I was so unaware of anything film related back then. Batman is the only film I remember, and that was because I saw the movie alone when I was very young in another country that had lax fire safety rules. All the seats were full, as were the aisles, and the standing room areas had parents with kids on their shoulders. The theater was so packed and I was so short that the only space left available was the space directly in front of the screen,where other kids and short adults were. I had a very difficult time following the movie since I had to move my head in a clockwise direction frequently to see the entire screen, though I do remember noting that the actors had very clean nostrils, which seemed a remarkable feat to do for all those people for young me.
1989 means Jessica Lange in Music Box. The End.
@F: Amazing.
@3rtful: "Miss You Much" is still among my Top 10 most-played tracks on my iTunes and is never likely to budge.
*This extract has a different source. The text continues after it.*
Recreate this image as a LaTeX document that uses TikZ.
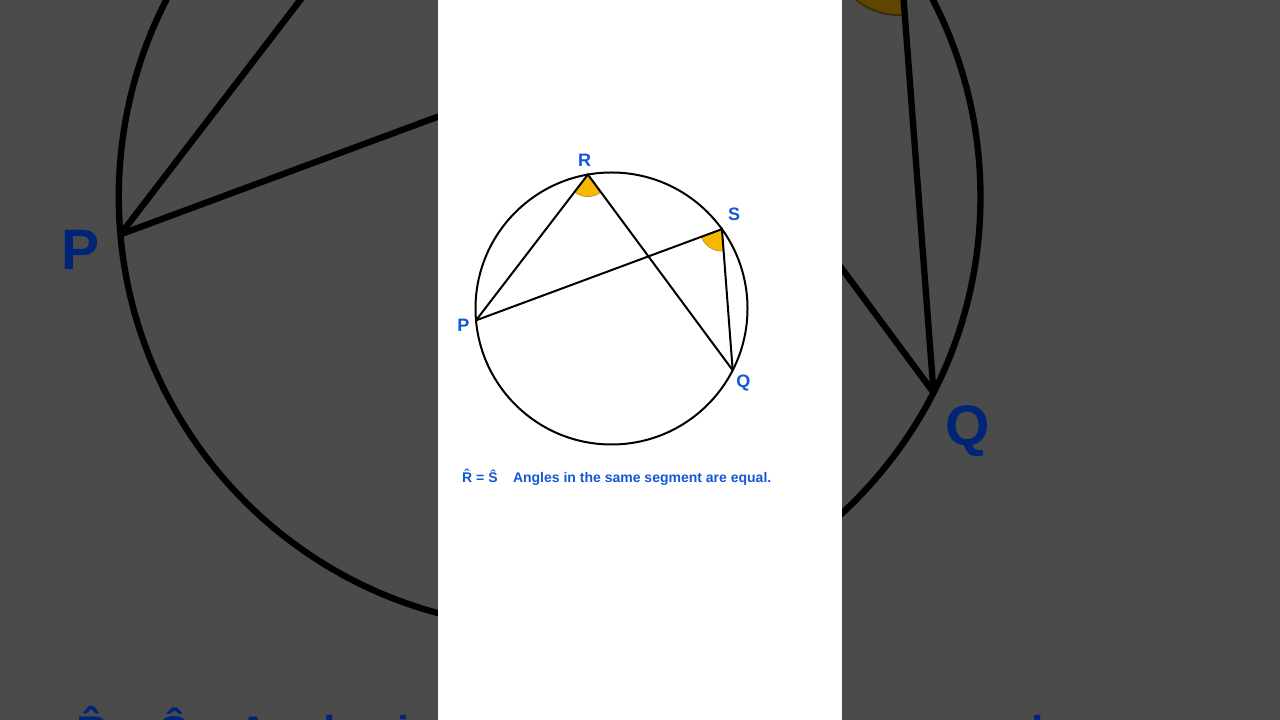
\documentclass[tikz,border=0pt]{standalone}
\usepackage{fontspec}
\setmainfont{Liberation Sans}
\usetikzlibrary{positioning,angles}

\definecolor{bggray}{RGB}{75,75,75}
\definecolor{lblblue}{RGB}{20,88,214}
\definecolor{markfill}{RGB}{247,184,0}
\definecolor{markline}{RGB}{190,140,40}
\definecolor{bgblue}{RGB}{0,36,118}
\definecolor{bgmarkfill}{RGB}{95,70,0}
\definecolor{bgmarkline}{RGB}{60,45,10}

\tikzset{
  chord/.style={black, line width=2pt},
  lbl/.style={font=\fontsize{18}{20}\selectfont\bfseries, text=lblblue, inner sep=0pt},
  note/.style={font=\fontsize{14}{16}\selectfont\bfseries, text=lblblue, inner sep=0pt},
  anglemark/.style={fill=markfill, draw=markline, line width=0.6pt, angle radius=22pt}
}

% circle with the two angles on chord PQ
\newcommand{\segmentfig}{%
  \coordinate (O) at (611.5,411.5);
  \coordinate (R) at ([shift={(100:136pt)}]O);
  \coordinate (S) at ([shift={(35.7:136pt)}]O);
  \coordinate (P) at ([shift={(185:136pt)}]O);
  \coordinate (Q) at ([shift={(-27:136pt)}]O);
  \pic[anglemark] {angle=P--R--Q};
  \pic[anglemark] {angle=P--S--Q};
  \draw[chord] (O) circle (136pt);
  \draw[chord] (P) -- (R) -- (Q);
  \draw[chord] (P) -- (S) -- (Q);
  \node[lbl] (lR) at ([shift={(100.3:151pt)}]O) {R};
  \node[lbl] (lS) at ([shift={(37.6:154.7pt)}]O) {S};
  \node[lbl] (lP) at ([shift={(186.5:149pt)}]O) {P};
  \node[lbl] (lQ) at ([shift={(-29.3:151.3pt)}]O) {Q};
  \node[note, anchor=base west] (eq) at (462,237.7) {\^{R} = \^{S}};
  \node[note, base right=15pt of eq] (rule) {Angles in the same segment are equal.};
}

\begin{document}
\begin{tikzpicture}[x=1pt, y=1pt]
  \useasboundingbox (0,0) rectangle (1280,720);
  \fill[bggray] (0,0) rectangle (1280,720);
  % enlarged dark copy behind
  \begin{scope}
    \clip (0,0) rectangle (1280,720);
    \begin{scope}[transform canvas={shift={(-1387.6pt,-780.5pt)}, scale=3.168}]
      \colorlet{lblblue}{bgblue}
      \colorlet{markfill}{bgmarkfill}
      \colorlet{markline}{bgmarkline}
      \segmentfig
    \end{scope}
  \end{scope}
  \fill[white] (438,0) rectangle (842,720);
  \segmentfig
\end{tikzpicture}
\end{document}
But the whole album is brilliance.
@Suzanne and @Nathaniel: An entire area of my closet still smells like patchouli because I have kept my scented Like a Prayer cassette tape. You?
Also, Todd's story is THE BEST.
That is a great panel! 1989 was the year I graduated high school and my big film memories from then were Batman ushering in a new era of blockbusters, Do the Right Thing hitting people in the face and Steel Magnolias assuring me that camp cinema was alive and well.
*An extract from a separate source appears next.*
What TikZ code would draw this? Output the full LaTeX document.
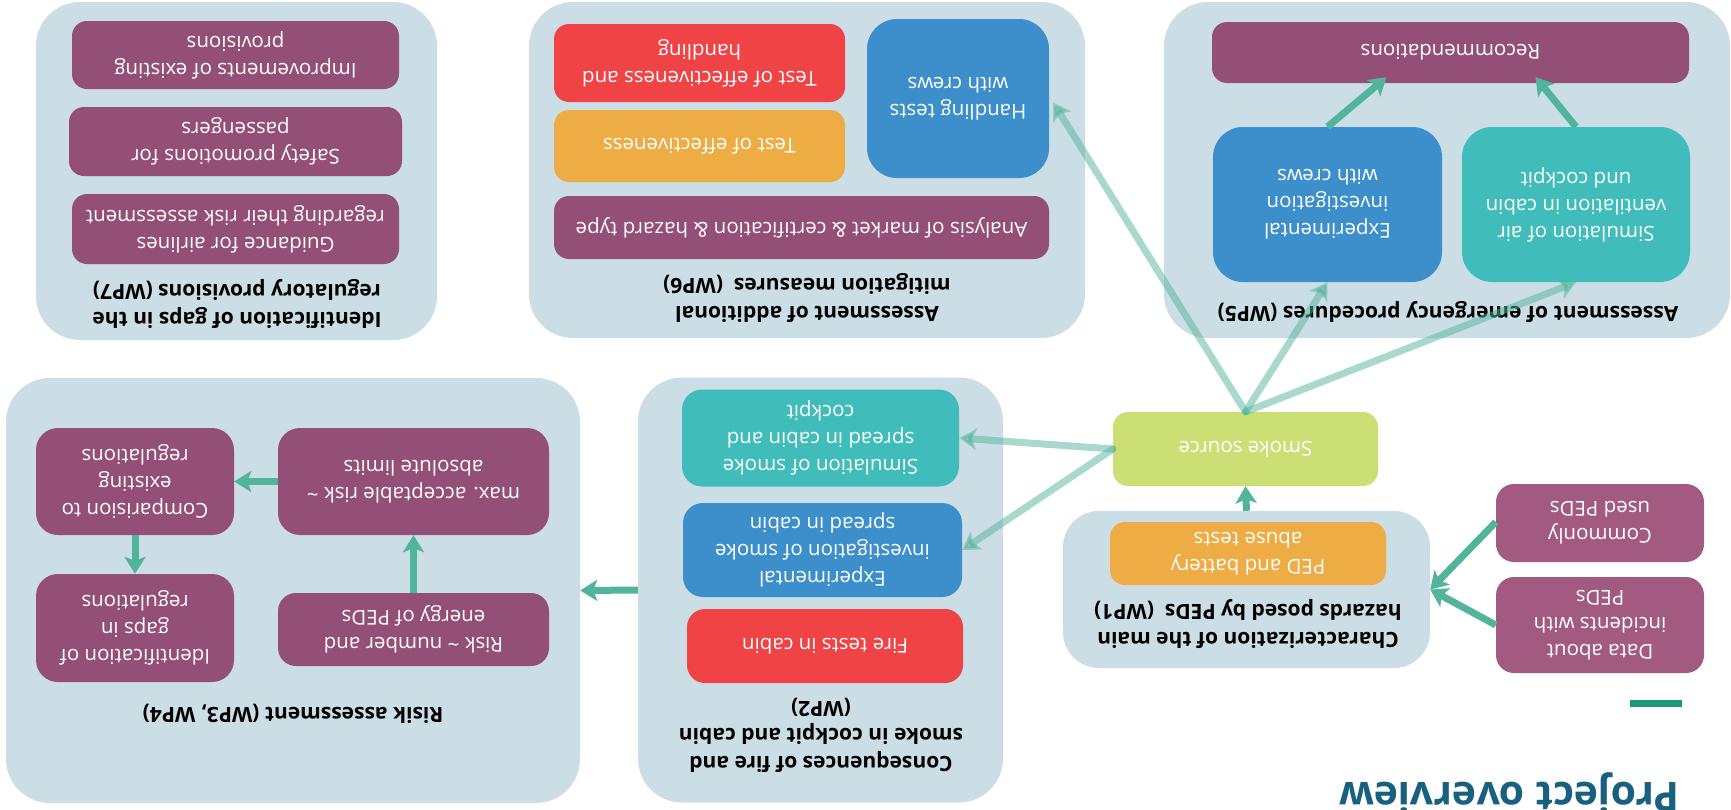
\documentclass[tikz,border=0pt]{standalone}
\usepackage{fontspec}
\setmainfont{Open Sans}
\usetikzlibrary{arrows.meta,calc}
\definecolor{panelc}{HTML}{CBDDE5}
\definecolor{plum}{HTML}{944F77}
\definecolor{plumlight}{HTML}{A35A80}
\definecolor{azure}{HTML}{3D8FCB}
\definecolor{aqua}{HTML}{40BDBA}
\definecolor{tomato}{HTML}{EF4346}
\definecolor{amber}{HTML}{EEAC45}
\definecolor{limec}{HTML}{CCDF74}
\definecolor{arrowc}{HTML}{52B59B}
\definecolor{barc}{HTML}{1A9A78}
\definecolor{titlec}{HTML}{17607F}

\begin{document}
\begin{tikzpicture}
[x=1pt, y=-1pt,
every node/.style={rotate=180},
panel/.style ={rectangle, fill=panelc, rounded corners=44pt, inner sep=0pt},
wptitle/.style ={align=center, inner sep=0pt, font=\bfseries\fontsize{21}{27.5}\selectfont},
box/.style ={rectangle, rounded corners=15pt, text=white, align=center, inner sep=0pt, font=\fontsize{20.5}{27}\selectfont},
plumbox/.style ={box, fill=plum},
azurebox/.style ={box, fill=azure},
aquabox/.style ={box, fill=aqua},
redbox/.style ={box, fill=tomato},
amberbox/.style ={box, fill=amber},
line/.style ={draw=arrowc, line width=7pt, -{Stealth[length=17pt,width=21pt,inset=4pt]}},
faint/.style ={line, opacity=0.5, line cap=round}]
\useasboundingbox (0,0) rectangle (1731,809);
\clip (0,0) rectangle (1731,809);
\fill[white] (0,0) rectangle (1731,809);
% work package panels
\draw (236.5, 171) node[panel, minimum width=401pt, minimum height=338pt] (wp7) {};
\draw (807, 170) node[panel, minimum width=556pt, minimum height=336pt] (wp6) {};
\draw (1447, 170) node[panel, minimum width=566pt, minimum height=336pt] (wp5) {};
\draw (293, 590.5) node[panel, minimum width=574pt, minimum height=425pt] (wp34) {};
\draw (820.5, 590) node[panel, minimum width=365pt, minimum height=425pt] (wp2) {};
\draw (1246.5, 589.5) node[panel, minimum width=367pt, minimum height=157pt, rounded corners=36pt] (wp1) {};
% WP7
\draw (235.5, 55) node[plumbox, minimum width=327pt, minimum height=68pt] (impr) {Improvements of existing\\provisions};
\draw (235.5, 141.5) node[plumbox, minimum width=333pt, minimum height=69pt] (safety) {Safety promotions for\\passengers};
\draw (235.5, 229) node[plumbox, minimum width=327pt, minimum height=70pt] (guide) {Guidance for airlines\\regarding their risk assessment};
\draw (237, 304) node[wptitle] (wp7t) {Identification of gaps in the\\regulatory provisions (WP7)};
% WP6
\draw (958, 98.5) node[azurebox, minimum width=182pt, minimum height=159pt, rounded corners=30pt] (hand) {Handling tests\\with crews};
\draw (699.5, 63) node[redbox, minimum width=291pt, minimum height=78pt] (testh) {Test of effectiveness and\\handling};
\draw (699.5, 146) node[amberbox, minimum width=291pt, minimum height=72pt] (teste) {Test of effectiveness};
\draw (801.5, 227.5) node[plumbox, minimum width=495pt, minimum height=63pt] (market) {Analysis of market \& certification \& hazard type};
\draw (807, 298) node[wptitle] (wp6t) {Assessment of additional\\mitigation measures\ \ (WP6)};
% WP5
\draw (1450.5, 52.5) node[plumbox, minimum width=477pt, minimum height=61pt] (rec) {Recommendations};
\draw (1327.5, 204.5) node[azurebox, minimum width=229pt, minimum height=155pt, rounded corners=30pt] (crews) {Experimental\\investigation\\with crews};
\draw (1576, 204.5) node[aquabox, minimum width=228pt, minimum height=155pt, rounded corners=30pt] (venti) {Simulation of air\\ventilation in cabin\\und cockpit};
\draw (1448, 312) node[wptitle] (wp5t) {Assessment of emergency procedures (WP5)};
% WP3, WP4
\draw (413.5, 481.5) node[plumbox, minimum width=271pt, minimum height=107pt, rounded corners=22pt] (maxrisk) {max. acceptable risk \textasciitilde\\absolute limits};
\draw (135, 481.5) node[plumbox, minimum width=198pt, minimum height=107pt, rounded corners=22pt] (compare) {Comparision to\\existing\\regulations};
\draw (135, 628) node[plumbox, minimum width=198pt, minimum height=108pt, rounded corners=22pt] (gaps) {Identification of\\gaps in\\regulations};
\draw (413.5, 629.5) node[plumbox, minimum width=271pt, minimum height=73pt, rounded corners=18pt] (risk) {Risk \textasciitilde{} number and\\energy of PEDs};
\draw (293, 714) node[wptitle] (wp34t) {Risik assessment (WP3, WP4)};
% WP2
\draw (820.5, 438) node[aquabox, minimum width=277pt, minimum height=97pt, rounded corners=20pt] (spreadsim) {Simulation of smoke\\spread in cabin and\\cockpit};
\draw (822.5, 550) node[azurebox, minimum width=279pt, minimum height=94pt, rounded corners=20pt] (spreadexp) {Experimental\\investigation of smoke\\spread in cabin};
\draw (825, 646) node[redbox, minimum width=276pt, minimum height=74pt, rounded corners=18pt] (fire) {Fire tests in cabin};
\draw (821, 735) node[wptitle] (wp2t) {Consequences of fire and\\smoke in cockpit and cabin\\(WP2)};
% WP1 and inputs
\draw (1248, 553.5) node[amberbox, minimum width=276pt, minimum height=63pt] (abuse) {PED and battery\\abuse tests};
\draw (1248, 624) node[wptitle] (wp1t) {Characterization of the main\\hazards posed by PEDs\ \ (WP1)};
\draw (1245.5, 449) node[box, fill=limec, minimum width=265pt, minimum height=74pt] (smoke) {Smoke source};
\draw (1600, 523) node[box, fill=plumlight, minimum width=208pt, minimum height=78pt, rounded corners=18pt] (common) {Commonly\\used PEDs};
\draw (1600, 625) node[box, fill=plumlight, minimum width=208pt, minimum height=96pt, rounded corners=18pt] (incid) {Data about\\incidents with\\PEDs};
% heading
\fill[barc] (1630,700) rectangle (1682,707);
\draw (1680, 782) node[anchor=base west, inner sep=0pt, text=titlec, font=\bfseries\fontsize{41}{48}\selectfont] (overview) {Project overview};
% arrows
\draw[line] (crews.south) -- ($(rec.north)+(-64,-6)$);
\draw[line] (venti.south) -- ($(rec.north)+(85,-6)$);
\draw[line] (risk.south) -- (maxrisk.north);
\draw[line] (maxrisk.east) -- (compare.west);
\draw[line] (compare.north) -- (gaps.south);
\draw[line] (wp2.east) -- (wp34.west);
\draw[line] (wp1.south) -- (smoke.north);
\draw[line] ($(common.east)+(0,-1)$) -- (wp1.west);
\draw[line] (incid.east) -- (wp1.west);
\draw[faint] (smoke.south) -- ($(hand.west)+(4,4)$);
\draw[faint] (smoke.south) -- (crews.north);
\draw[faint] (smoke.south) -- (venti.north);
\draw[faint] (smoke.east) -- (spreadsim.west);
\draw[faint] (smoke.east) -- (spreadexp.west);
\end{tikzpicture}
\end{document}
I'd change Brenda Fricker with Fiona Shaw for that uncomfortable table scene.
Todd & Nick -- best line "and 9 year -olds don't yet know how to be disappointed"
Well, Steel Magnolias is certainly not a footnote in Julia's career as it plays a very big part in her her narrative regarding her ascent to superstardom. Let's not forget that she won the Globe for it, then went on to be Oscar nominated, and only a few weeks later, Pretty Woman came out. So it was certainly a big bang in terms of public awareness for her.
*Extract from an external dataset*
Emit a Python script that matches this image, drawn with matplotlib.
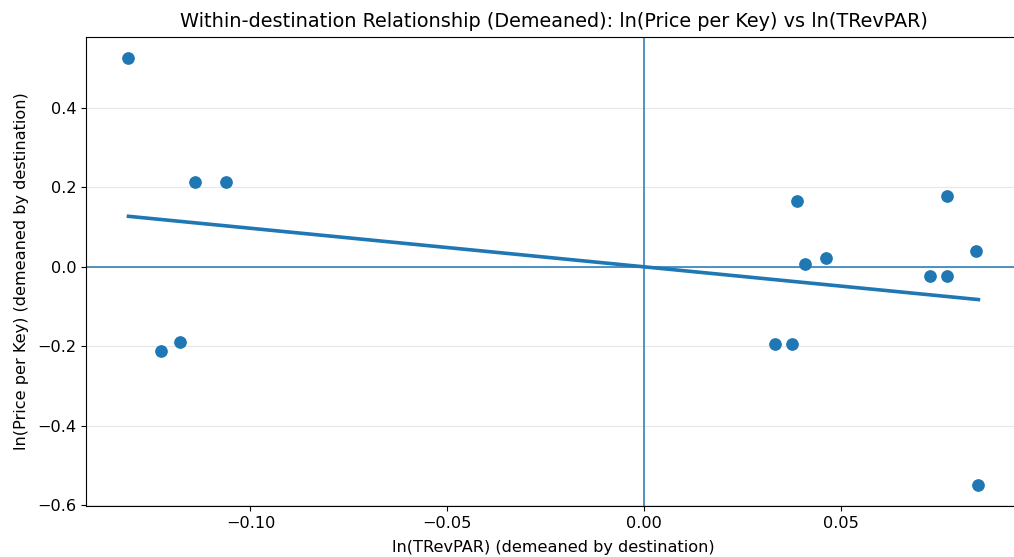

1989 was the year the Wall came down and the year Olivier, Cassavetes and Lucille Ball died. Not my favorite year at all. Living in Berlin, where at the time most English-language films were dubbed, I only went to see super-huge or super-cult titles that could be seen in the original version, so Batman, Do the Right Thing, License to Kill, New York Stories, When Harry Met Sally... One of my favorite films that year was Women on the Verge of a Nervous Breakdown (released in Germany in February '89).
I can't participate in the Smackdown because I'm pleased/shocked/embarrassed to report that I haven't seen any of the four films in competition.and doubt I'm going to be able to by the deadline. (Coincidentally, I'm in Berlin again right now.)
Paul - !!!! I guess you were too busy training for your future as the star of an Oscar winning short film at the time ;) have fun in Berlin. I also LOVED LOVED LOVED Women on the Verge at the time. It was released in the US in late 1988 but I think i didn't see it until the spring of '89 or something?
Holy shiiiit, look at the mom pants on Julia Roberts. Wow.
Yay for Tasha Robinson! I still have the /Film podcast of The Master, that she took part in, and I listen to it from time to time, even though it's not my favorite PTA movie. She was fantastic as a guest contributor, and I look very much forward to her opinions about the performances on the upcoming Smackdown, and about the movies, if an accompanying podcast should follow.
Does anyone remember Cousins? the Cousin, Cousine remake with Isabella Rosselini and Ted Danson.... I was obsessed with thta movie in 89. I must've seen it 10 times. That's my '89
Yes, yes and thanks, Nat!;-) Back in the States Sunday night, so I'll be reading and listening to the Smackdown through the jetlag in Los Angeles.
Murtada! -- I do! Isabella and Ted Danson had great chemistry. Who would have thought?